Developing effective and efficient algorithms in MDO requires not only domain expertise but also in-depth knowledge of evolutionary algorithm design. We have presented a graph-based framework that identifies and clarifies the core concepts of MDO. It is intended to assist the domain expert in using MDO to solve optimization problems. It can also help in clarifying the critical factors for conducting reproducible experiments in MDO. We have used this framework to conduct a series of experiments on optimizing software modularization and release planning using the CRA, SCRUM, and NRP cases.

In particular, since our formal framework puts the focus on the specification of mutation operators, it facilitates impact analysis of the properties of operators. As a showcase, we consider the soundness and completeness of element mutation operator sets. Our experiments provide a first insight into the effects of these properties on the effectiveness and efficiency of evolutionary algorithms in MDO. We found that for a selection operator that strictly discriminates infeasible solutions, unsound mutation operators can slow down the optimization process as infeasible solutions are generated and discarded; moreover, unsound operators increase the probability of getting stuck in local optima. The performance of a set of incomplete mutation operators depends largely on which part of the search space becomes unreachable due to the incompleteness of the operator set. When (near) optimal solutions become unreachable, the effectiveness of the corresponding algorithm may suffer. On the other hand, ignoring parts of a search space that do not contain interesting solutions can speed up the optimization process. Since a search space also depends on the given problem instance, the effect of completeness may vary from instance to instance of the same optimization problem. Therefore, it can be very important to make an informed decision about the soundness and completeness of change operators.

To confirm our observations, the task of future work is to consider other optimization problems and further vary the determining factors. More tool support for analyzing soundness and completeness would facilitate further experimentation. Investigating runtime verification techniques for analyzing soundness and completeness on the population level is also part of future work.

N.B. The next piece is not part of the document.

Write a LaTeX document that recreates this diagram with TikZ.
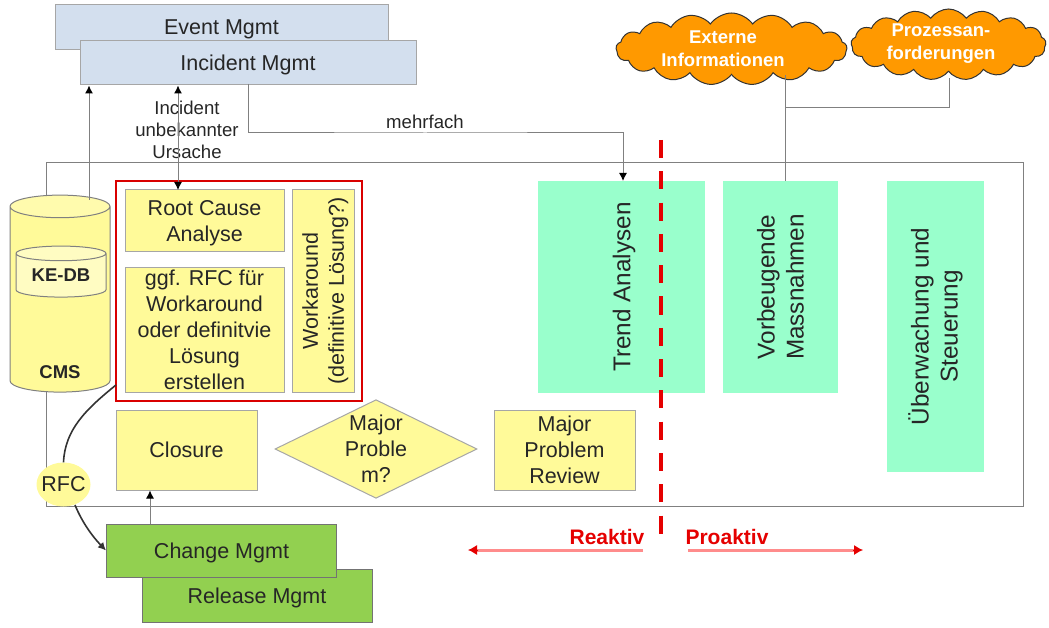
\documentclass[tikz,border=0pt]{standalone}
\usepackage{fontspec}
\setmainfont{Liberation Sans}
\usetikzlibrary{shapes.geometric, shapes.symbols, arrows.meta}
\definecolor{bluefill}{HTML}{D3DFEE}
\definecolor{yellowfill}{HTML}{FFFA99}
\definecolor{mintfill}{HTML}{99FFCC}
\definecolor{greenfill}{HTML}{92D050}
\definecolor{orangefill}{HTML}{FF9900}
\definecolor{linegray}{HTML}{808080}
\definecolor{textgray}{HTML}{262626}

\begin{document}
\begin{tikzpicture}[x=1pt, y=-1pt, text=textgray, font=\fontsize{21.5}{26}\selectfont]
\tikzstyle{box} = [rectangle, align=center, inner sep=0pt, text depth=0pt, draw=linegray!70, line width=1pt]
\tikzstyle{mgmt} = [box, fill=bluefill, minimum width=336, minimum height=44]
\tikzstyle{tool} = [box, fill=greenfill, draw=black!55, minimum width=230, minimum height=53]
\tikzstyle{task} = [box, fill=yellowfill]
\tikzstyle{phase} = [rectangle, align=center, inner sep=0pt, fill=mintfill, rotate=90, font=\fontsize{24.3}{29}\selectfont]
\tikzstyle{store} = [cylinder, shape border rotate=90, cylinder uses custom fill, draw=black!50, line width=1pt, inner sep=0pt, align=center, font=\fontsize{18.5}{22}\selectfont\bfseries]
\tikzstyle{source} = [cloud, cloud puffs=17, cloud puff arc=110, aspect=3.2, draw=black!80, fill=orangefill, line width=1pt, inner sep=0pt]
\tikzstyle{sourcetext} = [align=center, text=white, font=\fontsize{18.5}{23}\selectfont\bfseries]
\tikzstyle{small} = [align=center, font=\fontsize{18.6}{22}\selectfont]
\tikzstyle{side} = [text=red!90!black, font=\fontsize{21}{24}\selectfont\bfseries]
\tikzstyle{line} = [linegray, line width=1pt]
\tikzstyle{arrow} = [line, -{Latex[length=8pt,width=8pt,color=black]}]
\tikzstyle{both} = [line, {Latex[length=8pt,width=8pt,color=black]}-{Latex[length=8pt,width=8pt,color=black]}]
\tikzstyle{flow} = [black!80, line width=1.6pt]
\tikzstyle{sidearrow} = [red!45, line width=3pt]
\tikzstyle{sidetip} = [red!90!black, line width=1pt, -{Latex[length=9pt,width=10pt]}]

\useasboundingbox (0,0) rectangle (1049,628);

\node (frame) [rectangle, draw=linegray, line width=1pt, minimum width=977, minimum height=343, inner sep=0pt] at (534.5,334.5) {};

\node (eventm) [mgmt, minimum width=333, minimum height=45] at (221.5,27.5) {Event Mgmt};
\node (incidentm) [mgmt] at (248,63) {Incident Mgmt};

\node (releasem) [tool] at (257,595.5) {Release Mgmt};
\node (changem) [tool] at (221.5,550.5) {Change Mgmt};

\node (cms) [store, minimum width=100, minimum height=197, aspect=0.55, cylinder end fill=yellowfill!80!white, cylinder body fill=yellowfill] at (60,299.5) {\raisebox{-76pt}[10pt][5pt]{CMS}};
\node (kedb) [store, minimum width=90, minimum height=51, aspect=0.25, cylinder end fill=yellowfill!60!white, cylinder body fill=yellowfill!60!white] at (61,275.5) {\raisebox{-4pt}{KE-DB}};

\node (rcbox) [rectangle, draw=red!85!black, line width=2pt, minimum width=246, minimum height=220, inner sep=0pt] at (239,291) {};
\node (rootcause) [task, minimum width=159, minimum height=62] at (204.5,221) {Root Cause\\Analyse};
\node (rfcwork) [task, minimum width=159, minimum height=124] at (204.5,330) {ggf. RFC für\\Workaround\\oder definitvie\\Lösung\\erstellen};
\node (workaround) [task, rotate=90, minimum width=202, minimum height=62] at (323,291) {Workaround\\(definitive Lösung?)};

\node (closure) [task, minimum width=141, minimum height=80] at (186.5,450) {Closure};
\node (major) [task, diamond, shape aspect=2, minimum width=202, minimum height=98] at (376,449) {Major\\Proble\\m?};
\node (review) [task, minimum width=141, minimum height=80] at (564.5,450) {Major\\Problem\\Review};

\node (trend) [phase, text depth=0pt, minimum width=212, minimum height=167] at (621.5,287) {Trend Analysen};
\node (vorbeugend) [phase, minimum width=212, minimum height=115] at (780.5,287) {Vorbeugende\\Massnahmen};
\node (ueberwachung) [phase, minimum width=291, minimum height=97] at (935.5,326.5) {Überwachung und\\Steuerung};

\node (extern) [source, minimum width=231, minimum height=72] at (731.5,49) {};
\node (anforderung) [source, minimum width=195, minimum height=71] at (948.5,44.5) {};
\node (externtext) [sourcetext] at (723,49) {Externe\\Informationen};
\node (anforderungtext) [sourcetext] at (941,44) {Prozessan-\\forderungen};

\node (rfc) [ellipse, fill=yellowfill, inner sep=-6pt, minimum width=54, minimum height=44] at (63.5,484.5) {RFC};

\node (unknown) [small] at (187,130) {Incident\\unbekannter\\Ursache};
\node (often) [small] at (425,122) {mehrfach};
\node (reaktiv) [side] at (607,537) {Reaktiv};
\node (proaktiv) [side] at (727,537) {Proaktiv};

\coordinate (cmsup) at (89,200);
\coordinate (rootup) at (178,190);
\coordinate (oftenout) at (248,84);
\coordinate (oftenin) at (623,181);
\coordinate (closureup) at (150,524);
\coordinate (splitup) at (785,181);
\coordinate (splitmid) at (785,108);
\coordinate (reaktivstart) at (643,550);
\coordinate (reaktivend) at (468,550);
\coordinate (proaktivstart) at (688,550);
\coordinate (proaktivend) at (863,550);
\coordinate (dashtop) at (661,140);
\coordinate (dashbottom) at (661,534);

\draw [arrow] (cmsup) -- (cmsup |- incidentm.south);
\draw [both] (rootup) -- (rootup |- incidentm.south);
\draw [arrow] (oftenout) |- (425,133) -| (oftenin);
\draw [arrow] (closureup) -- (closureup |- closure.south);
\draw [line] (splitup) -- (splitup |- extern.south);
\draw [line] (splitmid) -| (949,78);

\draw [flow] (116,385) .. controls (85,410) and (65,430) .. (rfc.north);
\draw [flow, -{Latex[length=8pt,width=8pt]}] (75,505) .. controls (82,522) and (92,536) .. (changem.west);

\draw [red!90!black, line width=3.5pt, dash pattern=on 18pt off 13.3pt] (dashtop) -- (dashbottom);
\draw [sidearrow] (reaktivstart) -- (476,550);
\draw [sidearrow] (proaktivstart) -- (855,550);
\draw [sidetip] (478,550) -- (reaktivend);
\draw [sidetip] (853,550) -- (proaktivend);
\end{tikzpicture}
\end{document}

In addition, it is interesting to consider crossover (or breeding) operators for MDO and investigate the effects of soundness and completeness for these as well. In [60], we have taken a first step in this direction by defining a crossover operator for graph-like structures. It forms the formal basis for a crossover operator for EMF models; we present a first draft and implementation in [39]. Furthermore, in [61], we develop a (not yet implemented) approach to crossover on graphs that is sound with respect to multiplicity constraints. We intend to use these works to extend our framework to crossover operators and to extend our impact analysis of soundness and completeness also to evolutionary algorithms that use both mutation and crossover operators.

A fundamental design decision of our framework is to distinguish problem and solution parts in models: it can be advantageously used in the CRA, NRP, and SCRUM optimization problems that we have considered throughout the paper. There may also be optimization problems where the separation of problem and solution parts in models is not clear. For example, the Refactoring case [42, 55] starts from a class model and searches for an optimal refactoring sequence for that model; during evolution, all parts of the class model may change. This case would be specified in our framework with empty problem models. It is left to future work to investigate the consequences of this design decision.

Our graph-based framework is deliberately generic in terms of modeling languages and specification options for evolutionary algorithms. It is incumbent on future work to investigate how it relates to other existing optimization approaches based on graphs or models. This is particularly true for the evolution of graphs through graph programs by Atkinson et al. [5,6,7] and the rule-based approach to MDO [2, 11, 31].

Our long-term goal is to consolidate MDO so that it is well-suited for optimizations in complex problem domains such as those encountered in search-based software engineering and beyond.